Scientists are eager to find exoplanets, as these alien worlds are known, that might harbor life. GJ 367b, certainly could not, possessing ferocious surface temperatures and perhaps a molten lava surface on the side facing its star, they said. But other small exoplanets found and studied using the same methods might emerge as good candidates for nurturing extraterrestrial life.

Ever since the first exoplanet was discovered, scientists have taken a deeper interest in characterising them more precisely in order to gain a thorough understanding of their variety, from large gas giants akin to Jupiter to smaller rocky Earth-like planets where life might thrive.

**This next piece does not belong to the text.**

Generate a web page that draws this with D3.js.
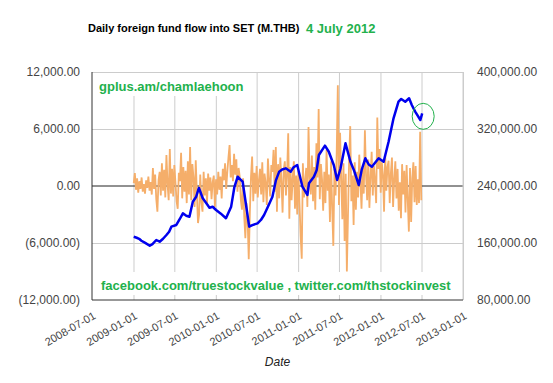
<!DOCTYPE html>
<html>
    <head>
        <meta charset="UTF-8">
        <title>Daily foreign fund flow into SET</title>
        <style>
            body { margin: 0; background: #fff; }
            text { font-family: "Liberation Sans", Arial, sans-serif; }
        </style>
    </head>
    <body>
        <script src="https://d3js.org/d3.v7.min.js"></script>
        <svg></svg>
        <script>
            // daily net foreign flow (M.THB), one reading every 5 days from flowStart
            let flowStart = "2009-01-02";
            let flowStepDays = 5;
            let flowValues = [
                300, 1370, -400, 800, -700, 500, -300, 900, -600, 200, -800, 600, -200, 1000, -500, 400,
                -900, 1900, -300, 1200, -1400, -2700, 600, 1500, -1000, 2400, -500, 1700, -1200, 3260, 200, -1500,
                3900, -800, 1800, -1100, 2200, 400, -1600, -2400, 1400, 500, 3500, -1300, 2000, -600, 1600, -1800,
                2600, -900, 4100, -1500, 2300, 900, -2200, 2700, -800, -3900, -3000, 1200, -1700, -2700, 1500, -1000,
                800, -1800, 1300, -500, 900, -1400, 400, 1100, -2200, 700, -900, 1500, -400, 1000, -1300, 1800,
                600, 2400, -300, 1500, 3000, 4300, 900, 2200, 500, 3400, 1200, 2800, -600, 1900, 1000, -1500,
                -2500, 800, -3200, -5500, -1800, -3500, -7700, -2800, 1000, 3100, -1600, 1400, -800, 2100, -1200, 600,
                1800, -900, 2500, -1700, 1300, 300, -2000, 2900, 700, -1100, 2200, 1500, 3800, -600, 4100, -2700,
                2300, -1300, 3000, 500, -2800, 1700, 2600, -1000, 1200, 5550, -3450, 2000, -1500, 800, 2600, -2400,
                1100, -3000, 1600, -1800, -5200, -7650, 2400, -1200, 600, 1900, -2200, 6200, 1000, -900, 3200, -1600,
                2000, -2500, 4500, 900, 8100, -1400, 2300, 700, -2600, 1500, -1800, 3800, -500, 1200, -3800, 2600,
                -2400, -6300, 1800, -1000, 3500, 10600, -2000, 5600, 800, -3500, 2400, -5800, 1300, -9000, -3200, 2700,
                6300, -1600, 1100, -4100, 2500, -2500, 1500, -1200, 3300, 600, -2400, 1900, -800, 5860, 1200, -1500,
                2800, -2300, 900, 3600, -1000, 2100, 500, -1800, 7200, 1800, 3900, -700, 2500, 1200, -2700, 3300,
                -500, 2000, 2660, -1800, 1300, 3000, -2200, 700, 2600, -1300, 1800, -2600, 400, -3400, 2300, -900,
                1600, -2800, 2200, -1500, -4800, 1900, -3800, 800, 2500, -1700, 2100, -2000, 700, -1800, 5700, -1500
            ];

            // cumulative holding (right axis)
            let cumDates = ["2009-01-02","2009-01-15","2009-01-26","2009-02-05","2009-02-22","2009-03-14",
                "2009-03-26","2009-04-12","2009-04-27","2009-05-12","2009-05-27","2009-06-08","2009-06-18",
                "2009-07-10","2009-07-24","2009-08-08","2009-08-23","2009-09-06","2009-09-21",
                "2009-10-06","2009-10-18","2009-10-26","2009-11-04","2009-11-20","2009-12-04","2009-12-18",
                "2010-01-02","2010-01-22","2010-02-15","2010-03-10","2010-03-24",
                "2010-04-08","2010-04-18","2010-04-30","2010-05-29","2010-06-12","2010-07-05","2010-07-20",
                "2010-08-03","2010-08-20","2010-09-09","2010-09-24","2010-10-09","2010-10-22",
                "2010-11-07","2010-11-29","2010-12-12","2010-12-28","2011-01-20","2011-02-11","2011-02-18","2011-03-12",
                "2011-03-24","2011-04-03","2011-04-30","2011-05-17","2011-06-08","2011-06-23","2011-07-08","2011-07-30",
                "2011-08-21","2011-09-05","2011-09-27","2011-10-10","2011-10-26","2011-11-10","2011-11-24","2011-12-24",
                "2012-01-15","2012-02-06","2012-02-28","2012-03-21","2012-04-02","2012-04-20","2012-05-07","2012-05-19",
                "2012-06-03","2012-06-26","2012-07-04"];
            let cumValues = [168800, 167400, 165900, 163200, 160100, 156200,
                158500, 164200, 161800, 166000, 171200, 175800, 182900,
                185300, 193000, 201700, 198300, 196900, 218000,
                225000, 237200, 230500, 222700, 215800, 209500, 210900,
                206300, 201500, 194700, 211000, 238000,
                253100, 249800, 246000, 182900, 185100, 187600, 192300,
                199300, 211000, 225000, 247500, 260100, 263200,
                264800, 260100, 266300, 269500, 239000, 227400, 243800, 253100,
                262000, 283500, 296600, 288100, 269500, 248400, 264800, 299900,
                274100, 262500, 241400, 263000, 278900, 270200, 267100, 278900,
                274100, 302200, 335000, 358300, 362100, 358300, 363100, 353700,
                344300, 332600, 342000];

            let leftTicks = [-12000, -6000, 0, 6000, 12000];
            let rightTicks = [80000, 160000, 240000, 320000, 400000];
            let dateTicks = ["2008-07-01","2009-01-01","2009-07-01","2010-01-01","2010-07-01",
                "2011-01-01","2011-07-01","2012-01-01","2012-07-01","2013-01-01"];

            let parse = d3.timeParse("%Y-%m-%d");
            let margin = {top: 72, left: 92},
                width = 371,
                height = 228;

            let svg = d3.select("svg")
                .attr("width", 553)
                .attr("height", 383);
            let chart = svg.append("g")
                .attr("transform", "translate(" + margin.left + "," + margin.top + ")");

            let xScale = d3.scaleTime()
                .domain([parse("2008-07-01"), parse("2013-01-01")])
                .range([0, width]);
            let yLeft = d3.scaleLinear()
                .domain([-12000, 12000])
                .range([height, 0]);
            let yRight = d3.scaleLinear()
                .domain([80000, 400000])
                .range([height, 0]);

            let num = d3.format(",.2f");
            let fmt = v => v < 0 ? "(" + num(-v) + ")" : num(v);

            // gridlines
            chart.append("g")
                .attr("class", "grid")
                .attr("transform", "translate(0," + height + ")")
                .call(d3.axisBottom(xScale).tickValues(dateTicks.slice(1).map(parse)).tickSize(-height).tickFormat(""));
            chart.append("g")
                .attr("class", "grid")
                .call(d3.axisLeft(yLeft).tickValues([-6000, 6000, 12000]).tickSize(-width).tickFormat(""));
            chart.selectAll(".grid path").remove();
            chart.selectAll(".grid line").attr("stroke", "#cccccc");

            // watermark texts on white boxes
            let notes = [
                {t: "gplus.am/chamlaehoon", x: 7, y: 19},
                {t: "facebook.com/truestockvalue , twitter.com/thstockinvest", x: 9, y: 218}
            ];
            notes.forEach(n => {
                let g = chart.append("g");
                let txt = g.append("text")
                    .attr("x", n.x)
                    .attr("y", n.y)
                    .attr("font-size", 13)
                    .attr("font-weight", "bold")
                    .attr("fill", "#22b14c")
                    .text(n.t);
                let bb = txt.node().getBBox();
                g.insert("rect", "text")
                    .attr("x", bb.x - 3)
                    .attr("y", n.y - 18)
                    .attr("width", bb.width + 6)
                    .attr("height", 23)
                    .attr("fill", "#fff");
            });

            // zero line
            chart.append("line")
                .attr("x1", 0).attr("x2", width)
                .attr("y1", yLeft(0)).attr("y2", yLeft(0))
                .attr("stroke", "#222");

            // daily flow
            let flowData = flowValues.map((v, i) => ({date: d3.timeDay.offset(parse(flowStart), i * flowStepDays), v: v}));
            chart.append("path")
                .datum(flowData)
                .attr("fill", "none")
                .attr("stroke", "#f5ae6a")
                .attr("stroke-width", 1.8)
                .attr("d", d3.line().x(d => xScale(d.date)).y(d => yLeft(d.v)));

            // cumulative
            let cumData = cumDates.map((d, i) => ({date: parse(d), v: cumValues[i]}));
            chart.append("path")
                .datum(cumData)
                .attr("fill", "none")
                .attr("stroke", "#0000ee")
                .attr("stroke-width", 2.5)
                .attr("stroke-linejoin", "round")
                .attr("d", d3.line().x(d => xScale(d.date)).y(d => yRight(d.v)));

            let last = cumData[cumData.length - 1];
            chart.append("ellipse")
                .attr("cx", xScale(last.date) + 1)
                .attr("cy", yRight(last.v) + 3)
                .attr("rx", 11)
                .attr("ry", 13)
                .attr("fill", "none")
                .attr("stroke", "#22b14c")
                .attr("stroke-width", 1);

            // frame
            chart.append("line").attr("x1", width).attr("x2", width).attr("y1", 0).attr("y2", height).attr("stroke", "#cccccc");
            chart.append("line").attr("x1", 0).attr("x2", 0).attr("y1", 0).attr("y2", height).attr("stroke", "#333");
            chart.append("line").attr("x1", 0).attr("x2", width).attr("y1", height).attr("y2", height).attr("stroke", "#333");

            // axes
            let left = chart.append("g")
                .call(d3.axisLeft(yLeft).tickValues(leftTicks).tickSize(0).tickPadding(12).tickFormat(fmt));
            let right = chart.append("g")
                .attr("transform", "translate(" + width + ",0)")
                .call(d3.axisRight(yRight).tickValues(rightTicks).tickSize(0).tickPadding(14).tickFormat(fmt));
            let bottom = chart.append("g")
                .attr("transform", "translate(0," + height + ")")
                .call(d3.axisBottom(xScale).tickValues(dateTicks.map(parse)).tickSize(0).tickFormat(d3.timeFormat("%Y-%m-%d")));
            [left, right, bottom].forEach(a => {
                a.select(".domain").remove();
                a.selectAll("text").attr("fill", "#444").attr("font-family", "Liberation Sans, Arial, sans-serif");
            });
            left.selectAll("text").attr("font-size", 12);
            right.selectAll("text").attr("font-size", 12);
            bottom.selectAll("text")
                .attr("font-size", 11)
                .attr("text-anchor", "end")
                .attr("dy", null)
                .attr("y", null)
                .attr("transform", "translate(4,18) rotate(-30)");

            chart.append("text")
                .attr("x", width / 2)
                .attr("y", height + 66)
                .attr("text-anchor", "middle")
                .attr("font-size", 12)
                .attr("font-style", "italic")
                .attr("fill", "#222")
                .text("Date");

            // title
            svg.append("text")
                .attr("x", 88)
                .attr("y", 32)
                .attr("font-size", 11)
                .attr("font-weight", "bold")
                .attr("fill", "#000")
                .text("Daily foreign fund flow into SET (M.THB)");
            svg.append("text")
                .attr("x", 306)
                .attr("y", 33)
                .attr("font-size", 13)
                .attr("font-weight", "bold")
                .attr("fill", "#22b14c")
                .text("4 July 2012");
        </script>
    </body>
</html>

“Gas giants such as Jupiter, as we know it, are not habitable because they have more extreme temperatures, weather, pressures, and a lack of essential building blocks to support life,” said astronomer Kristine Lam of the Institute of Planetary Research at the German Aerospace Center (DLR), lead author of the study published in the journal Science.

“Unlike gas giants, small terrestrial worlds like Earth are more temperate and consist of important ingredients, such as liquid water and oxygen, to harbor life forms. Although not all terrestrial exoplanets are habitable, searching for smaller worlds and identifying the type of planets they are can help us understand how planets were formed, what makes a planet habitable and if our solar system is unique,” Lam added.

GJ 367b has a diameter of about 9,000 km and has 55 per cent mass, whereas Earth's diameter is 12,700 km and Mars has 6,800 km diameter.

During the research, the researchers calculated that 86 per cent of GJ 367b is composed of iron, with an interior structure resembling Mercury, which is the closest planet to Sun. Scientists are wondering that whether the GJ 367b lost an outer mantle that once encased its core.

“Perhaps like Mercury, GJ 367b could have experienced an episode of giant impact which stripped away the mantle, leaving behind a large iron core. Or maybe the exoplanet is a remnant of a Neptune or super-Earth sized gaseous planet, where the atmosphere of the planet has completely blown away as the planet is blasted by a large amount of radiation from the star,” Lam said.

It orbits very close to a red dwarf star that is smaller, cooler, and less luminous than Sun – more than 99 per cent closer than Earth’s distance to the sun, according to astronomer and study co-author Szilard Csizmadia, also of the DLR’s Institute of Planetary Research.

GJ 367b orbits its star once every 7.7 hours, placing it in a category of “ultra-short period” exoplanets that travel around their home stars in less than 24 hours.

One side of GJ 367b probably faces its star at all times, with surface temperatures up to about 1,500 degrees Celsius. “This temperature is high enough to evaporate any atmosphere that GJ 367b might have had in the past, as well as melting any silicate rocks and metallic iron on the planet,” Lam said.